▶ **Your objective**
Copy each line below in which the word "Clone" occurs.

▶ **Data supplied**
*-*-*
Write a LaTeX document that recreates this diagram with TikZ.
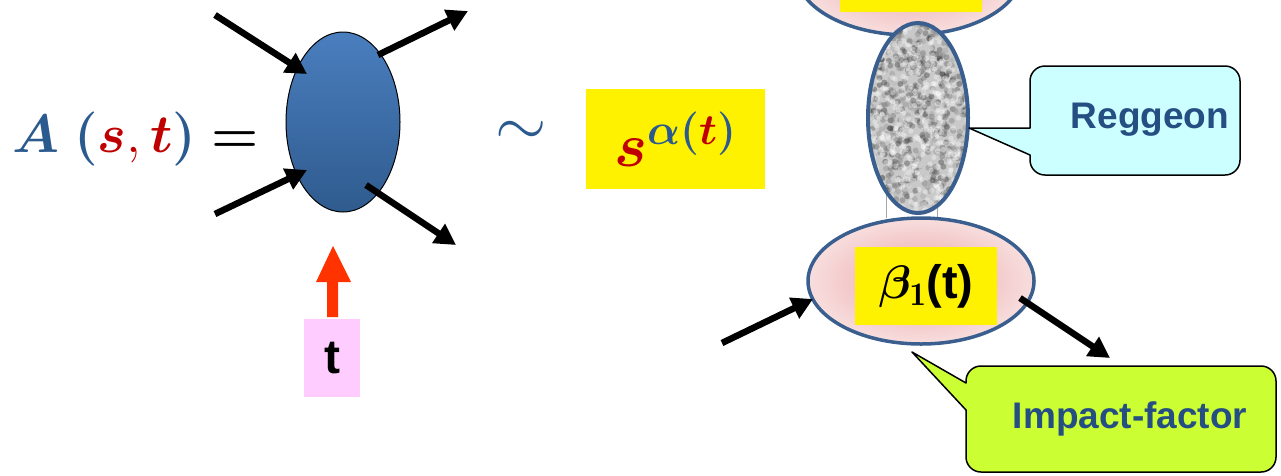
*-*-*
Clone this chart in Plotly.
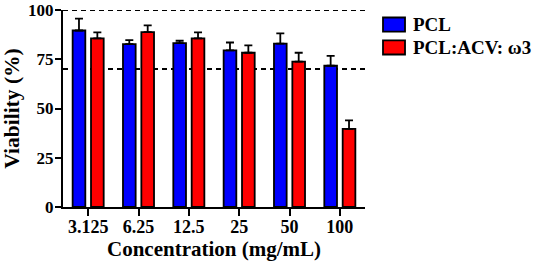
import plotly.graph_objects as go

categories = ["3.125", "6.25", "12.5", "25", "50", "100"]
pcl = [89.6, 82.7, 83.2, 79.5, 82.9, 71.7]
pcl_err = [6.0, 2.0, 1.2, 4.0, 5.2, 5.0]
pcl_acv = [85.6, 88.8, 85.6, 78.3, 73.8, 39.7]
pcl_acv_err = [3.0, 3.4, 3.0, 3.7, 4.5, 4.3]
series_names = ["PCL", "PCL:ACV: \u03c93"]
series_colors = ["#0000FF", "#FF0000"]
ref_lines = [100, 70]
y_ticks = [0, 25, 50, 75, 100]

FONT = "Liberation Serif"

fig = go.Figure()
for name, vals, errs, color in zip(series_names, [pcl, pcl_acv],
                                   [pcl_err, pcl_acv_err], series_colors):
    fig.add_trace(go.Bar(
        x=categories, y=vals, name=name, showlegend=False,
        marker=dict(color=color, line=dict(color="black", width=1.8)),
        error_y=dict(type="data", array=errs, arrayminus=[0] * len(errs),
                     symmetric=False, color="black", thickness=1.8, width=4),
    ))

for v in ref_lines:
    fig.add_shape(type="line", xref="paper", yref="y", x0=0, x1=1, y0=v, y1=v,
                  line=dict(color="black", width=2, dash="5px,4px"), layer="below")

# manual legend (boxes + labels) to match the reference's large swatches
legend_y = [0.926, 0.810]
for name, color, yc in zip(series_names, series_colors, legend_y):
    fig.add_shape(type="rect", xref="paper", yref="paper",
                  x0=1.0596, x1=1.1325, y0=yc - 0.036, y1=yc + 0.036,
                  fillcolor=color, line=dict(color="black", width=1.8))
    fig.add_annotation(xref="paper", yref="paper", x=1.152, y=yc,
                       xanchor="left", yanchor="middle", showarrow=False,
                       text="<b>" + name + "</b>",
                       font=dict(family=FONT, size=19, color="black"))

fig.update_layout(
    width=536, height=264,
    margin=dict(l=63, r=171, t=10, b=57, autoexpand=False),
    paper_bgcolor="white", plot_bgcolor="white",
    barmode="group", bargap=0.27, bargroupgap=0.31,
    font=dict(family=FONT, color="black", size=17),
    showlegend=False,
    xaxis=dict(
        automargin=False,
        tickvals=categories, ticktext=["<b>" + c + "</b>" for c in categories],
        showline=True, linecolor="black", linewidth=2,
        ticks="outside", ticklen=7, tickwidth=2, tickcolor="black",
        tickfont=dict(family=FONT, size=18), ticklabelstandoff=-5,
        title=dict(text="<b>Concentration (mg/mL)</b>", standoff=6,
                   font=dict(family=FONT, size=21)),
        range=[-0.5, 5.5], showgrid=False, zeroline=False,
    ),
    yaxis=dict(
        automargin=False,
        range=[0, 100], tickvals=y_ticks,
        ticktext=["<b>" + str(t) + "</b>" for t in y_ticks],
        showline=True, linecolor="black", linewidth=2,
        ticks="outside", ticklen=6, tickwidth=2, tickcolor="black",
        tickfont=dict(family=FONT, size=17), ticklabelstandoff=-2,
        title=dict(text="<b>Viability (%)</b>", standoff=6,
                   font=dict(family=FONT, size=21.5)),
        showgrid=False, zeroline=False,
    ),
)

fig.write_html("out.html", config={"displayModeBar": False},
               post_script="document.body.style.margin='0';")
*-*-*
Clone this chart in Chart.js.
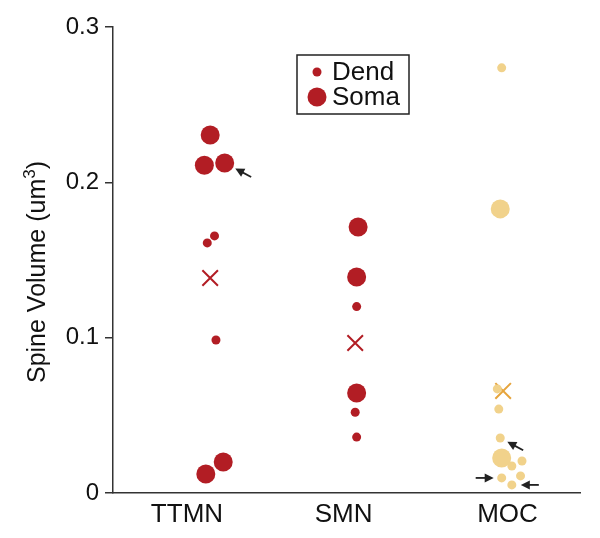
*-*-*
▶ **Answer**
Clone this chart in Plotly.
Clone this chart in Chart.js.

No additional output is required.